Serafín nació en 1540 en Montegranaro, en las Marcas, hijo de Jerónimo Rapagnano y Teodora Giovannuzzi, de humilde condición pero fervorosos cristianos. A causa de la pobreza familiar trabajó cierto tiempo en calidad de mozo en casa de un campesino para cuidar el rebaño como los cohermanos contemporáneos San Pascual Bailón y San Félix de Cantalicio, en la soledad de los campos supo aprender a leer, siendo analfabeto, en el gran libro de la naturaleza y elevar su alma a Dios.
A los 18 años tocó a la puerta del convento de Tolentino. Después de algunas dificultades, fue aceptado como religioso no clérigo en la Orden de los Hermanos Menores Capuchinos, hizo el noviciado en Jesi. Peregrinó, puede decirse que por todos los conventos de las Marcas, porque, a pesar de su buena voluntad y su máxima diligencia que ponía en el cumplimiento de los oficios que le encomendaban, no lograba satisfacer ni a superiores ni a cohermanos, que no le ahorraban reproches y castigos, pero él siempre mostró gran bondad, pobreza, humildad, pureza y mortificación. En los oficios que ejercitó de portero y limosnero, en contacto con las más variadas personas, sabía encontrar palabras oportunas y una exquisita delicadeza de sentimientos para conducir las almas a Dios.
A ejemplo del Seráfico Padre, amó la naturaleza, que le hablaba al corazón y lo elevaba a Dios. En muchos episodios de su vida parece que se reviven algunas de las más características páginas de las “Florecillas”. Desde 1590 Serafín permaneció en Ascoli Piceno. La ciudad se aficionó de tal manera a él, que en 1602, al difundirse la noticia de un traslado suyo, las autoridades escribieron a los superiores para evitarlo. Verdadero mensajero de paz y de bien, ejercía un influjo grandísimo entre todos los estratos sociales y su palabra lograba componer situaciones alarmantes, apagar odios inveterados, enfervorizar para las virtudes, mitigar las costumbres, logrando una eficaz reforma en el espíritu del concilio de Trento.
Oración, humildad, penitencia, trabajo y paciencia, mucha paciencia porque los reproches siempre eran abundantes para él.
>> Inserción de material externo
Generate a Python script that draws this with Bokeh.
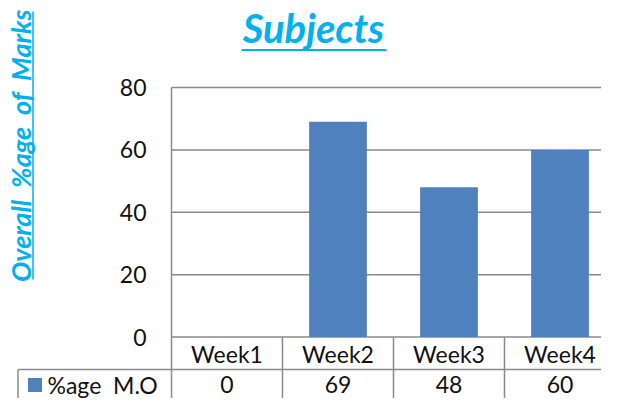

Y Dios se encargó de ayudarlo supliendo sus capacidades, en la cocina, en la portería, en el huerto, en la limosna, con milagros, intuición de corazones, el don de saber consolar a todos en forma inimitable. Por su parte siempre permaneció contento de amar a Dios, conociendo y estudiando sólo dos libros: el crucifijo y la corona del rosario.
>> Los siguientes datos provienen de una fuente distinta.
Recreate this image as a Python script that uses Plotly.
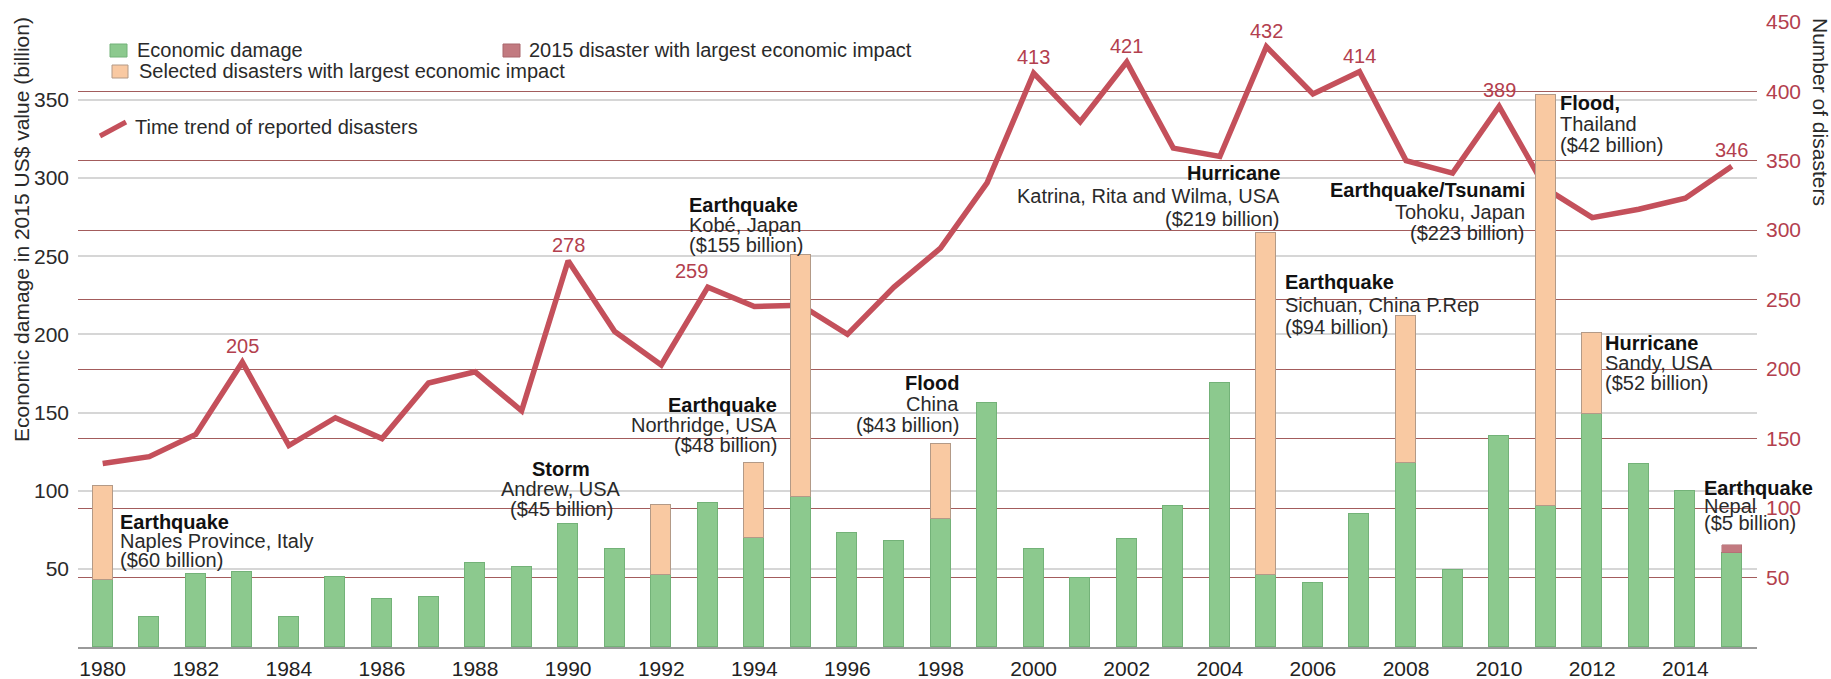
import plotly.graph_objects as go

# ---------------- data ----------------
years = list(range(1980, 2016))
damage = [43, 19, 47, 48, 19, 45, 31, 32, 54, 51, 79, 63, 46, 92, 70, 96, 73, 68,
          82, 156, 63, 44, 69, 90, 169, 46, 41, 85, 118, 49, 135, 90, 149, 117, 100, 60]
selected_years = [1980, 1992, 1994, 1995, 1998, 2005, 2008, 2011, 2012]
selected_values = [60, 45, 48, 155, 48, 219, 94, 221, 52]
selected_top_years = [2011]
selected_top_values = [42]
largest2015_years = [2015]
largest2015_values = [5]
disasters = [132, 137, 153, 205, 145, 165, 150, 190, 198, 170, 278, 227, 203, 259, 245, 246,
             225, 259, 287, 334, 413, 378, 421, 359, 353, 432, 398, 414, 350, 341, 389, 330,
             309, 315, 323, 346]
labeled_years = [1983, 1990, 1993, 2000, 2002, 2005, 2007, 2010, 2015]
tick_years = list(range(1980, 2015, 2))
left_ticks = [50, 100, 150, 200, 250, 300, 350]
right_ticks = [50, 100, 150, 200, 250, 300, 350, 400, 450]

disaster_notes = [
    ["Earthquake", "Naples Province, Italy", "($60 billion)"],
    ["Storm", "Andrew, USA", "($45 billion)"],
    ["Earthquake", "Northridge, USA", "($48 billion)"],
    ["Earthquake", "Kobé, Japan", "($155 billion)"],
    ["Flood", "China", "($43 billion)"],
    ["Hurricane", "Katrina, Rita and Wilma, USA", "($219 billion)"],
    ["Earthquake", "Sichuan, China P.Rep", "($94 billion)"],
    ["Earthquake/Tsunami", "Tohoku, Japan", "($223 billion)"],
    ["Flood,", "Thailand", "($42 billion)"],
    ["Hurricane", "Sandy, USA", "($52 billion)"],
    ["Earthquake", "Nepal", "($5 billion)"],
]
# placement of the notes: (x in years, first-line y in damage units, anchor, line step px)
note_places = [
    (1980.33, 79.9, "left", 19),
    (1989.85, 113.8, "center", 20),
    (1994.53, 154.7, "right", 20),
    (1992.55, 283.0, "left", 20),
    (1998.44, 168.8, "right", 21),
    (2005.33, 303.1, "right", 23),
    (2005.36, 233.4, "left", 22.5),
    (2010.60, 292.2, "right", 21.5),
    (2011.26, 347.8, "left", 21),
    (2012.23, 194.4, "left", 20),
    (2014.36, 101.7, "left", 17.5),
]
label_xshift = {1993: -16}

FONT = "Liberation Sans, Arial, sans-serif"
GREEN = "#8cc98e"
PEACH = "#f9c9a2"
ROSE = "#c27a80"
LINE_RED = "#c4505b"
LABEL_RED = "#b3404e"

W, H = 1831, 679
ML, MR, MT, MB = 78, 74, 21, 32
PW, PH = W - ML - MR, H - MT - MB


def pxx(xp):
    return (xp - ML) / PW


def pxy(yp):
    return (H - MB - yp) / PH


def by_year(yrs, vals):
    d = dict(zip(yrs, vals))
    return [d.get(y) for y in years]


fig = go.Figure()

# line first (base axis, right side) so that bars are drawn over it
fig.add_trace(go.Scatter(
    x=years, y=disasters, mode="lines", yaxis="y", xaxis="x",
    line=dict(color=LINE_RED, width=5.5), showlegend=False, hoverinfo="skip"))

bar_w = 0.43
fig.add_trace(go.Bar(x=years, y=damage, yaxis="y2", width=bar_w,
                     marker=dict(color=GREEN, line=dict(color="#73b278", width=1)),
                     showlegend=False, hoverinfo="skip"))
fig.add_trace(go.Bar(x=years, y=by_year(selected_years, selected_values), yaxis="y2", width=bar_w,
                     marker=dict(color=PEACH, line=dict(color="#b39a87", width=1)),
                     showlegend=False, hoverinfo="skip"))
fig.add_trace(go.Bar(x=years, y=by_year(selected_top_years, selected_top_values), yaxis="y2", width=bar_w,
                     marker=dict(color=PEACH, line=dict(color="#b39a87", width=1)),
                     showlegend=False, hoverinfo="skip"))
fig.add_trace(go.Bar(x=years, y=by_year(largest2015_years, largest2015_values), yaxis="y2", width=bar_w,
                     marker=dict(color=ROSE, line=dict(color="#a9666c", width=0.5)),
                     showlegend=False, hoverinfo="skip"))

annotations = []
# value labels on the trend line
for yr in labeled_years:
    n = disasters[years.index(yr)]
    annotations.append(dict(x=yr, y=n, xref="x", yref="y", text=str(n), showarrow=False,
                            yanchor="bottom", yshift=3, xshift=label_xshift.get(yr, 0),
                            font=dict(family=FONT, size=20, color=LABEL_RED)))

# disaster notes
for lines, (nx, ny, anchor, step) in zip(disaster_notes, note_places):
    for i, t in enumerate(lines):
        txt = "<b>%s</b>" % t if i == 0 else t
        annotations.append(dict(x=nx, y=ny, xref="x", yref="y2", text=txt, showarrow=False,
                                xanchor=anchor, yanchor="middle", align=anchor,
                                yshift=-i * step,
                                font=dict(family=FONT, size=20,
                                          color="#111111" if i == 0 else "#2a2a2a")))

# axis titles
annotations.append(dict(x=pxx(22), y=pxy(230), xref="paper", yref="paper",
                        xanchor="center", yanchor="middle",
                        text="Economic damage in 2015 US$ value (billion)", textangle=-90,
                        showarrow=False, font=dict(family=FONT, size=21, color="#2a2a2a")))
annotations.append(dict(x=pxx(1820), y=pxy(112), xref="paper", yref="paper",
                        xanchor="center", yanchor="middle",
                        text="Number of disasters", textangle=90,
                        showarrow=False, font=dict(family=FONT, size=21, color="#2a2a2a")))

# manual legend
legend_items = [
    ("Economic damage", 135, 50),
    ("Selected disasters with largest economic impact", 137, 71),
    ("2015 disaster with largest economic impact", 527, 50),
    ("Time trend of reported disasters", 133, 127),
]
for t, lx, ly in legend_items:
    annotations.append(dict(x=pxx(lx), y=pxy(ly), xref="paper", yref="paper", text=t,
                            showarrow=False, xanchor="left", yanchor="middle",
                            font=dict(family=FONT, size=20, color="#2a2a2a")))

shapes = [
    dict(type="rect", xref="paper", yref="paper", x0=pxx(110), x1=pxx(127), y0=pxy(57), y1=pxy(44),
         fillcolor=GREEN, line=dict(color="#73b278", width=1)),
    dict(type="rect", xref="paper", yref="paper", x0=pxx(112), x1=pxx(128), y0=pxy(78), y1=pxy(65),
         fillcolor=PEACH, line=dict(color="#b39a87", width=1)),
    dict(type="rect", xref="paper", yref="paper", x0=pxx(503), x1=pxx(520), y0=pxy(57), y1=pxy(44),
         fillcolor=ROSE, line=dict(color="#a9666c", width=1)),
    dict(type="line", xref="paper", yref="paper", x0=pxx(100), x1=pxx(126), y0=pxy(136), y1=pxy(122),
         line=dict(color=LINE_RED, width=5)),
]

fig.update_layout(
    width=W, height=H,
    margin=dict(l=ML, r=MR, t=MT, b=MB, pad=0, autoexpand=False),
    paper_bgcolor="white", plot_bgcolor="white",
    barmode="stack", bargap=0,
    showlegend=False,
    font=dict(family=FONT, size=20, color="#2a2a2a"),
    xaxis=dict(range=[1979.47, 2015.54], tickvals=tick_years, showgrid=False, zeroline=False,
               showline=True, linecolor="#9a9a9a", linewidth=1.5, ticks="", automargin=False,
               tickfont=dict(family=FONT, size=21, color="#222222"), ticklabelstandoff=2),
    yaxis=dict(side="right", range=[0, 450.5], tickvals=right_ticks, showgrid=True, automargin=False,
               gridcolor="#a35c5c", gridwidth=1.3, zeroline=False, showline=False, ticks="",
               tickfont=dict(family=FONT, size=21, color=LABEL_RED), ticklabelstandoff=8),
    yaxis2=dict(side="left", overlaying="y", range=[0, 400.44], tickvals=left_ticks, showgrid=True,
                automargin=False,
                gridcolor="#d6d6d6", gridwidth=1.5, zeroline=False, showline=False, ticks="",
                tickfont=dict(family=FONT, size=21, color="#2a2a2a"), ticklabelstandoff=8),
    annotations=annotations,
    shapes=shapes,
)

fig.write_html("out.html", config={"displayModeBar": False},
               post_script="document.body.style.margin='0px';document.body.style.overflow='hidden';")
Tenía 64 años y ya la fama de su santidad se difundía por Ascoli, cuando él mismo pidió con insistencia el viático, pero nadie creía en su próximo fin. La muerte le sobrevino el 12 de octubre de 1604. Después que expiró, simple también en la muerte, la voz del pueblo que lo llamaba santo, llegó hasta los oídos del Papa Pablo V, el cual autorizó que se encendiera una lámpara sobre su tumba. Fue canonizado por Clemente XIII el 16 de julio de 1767.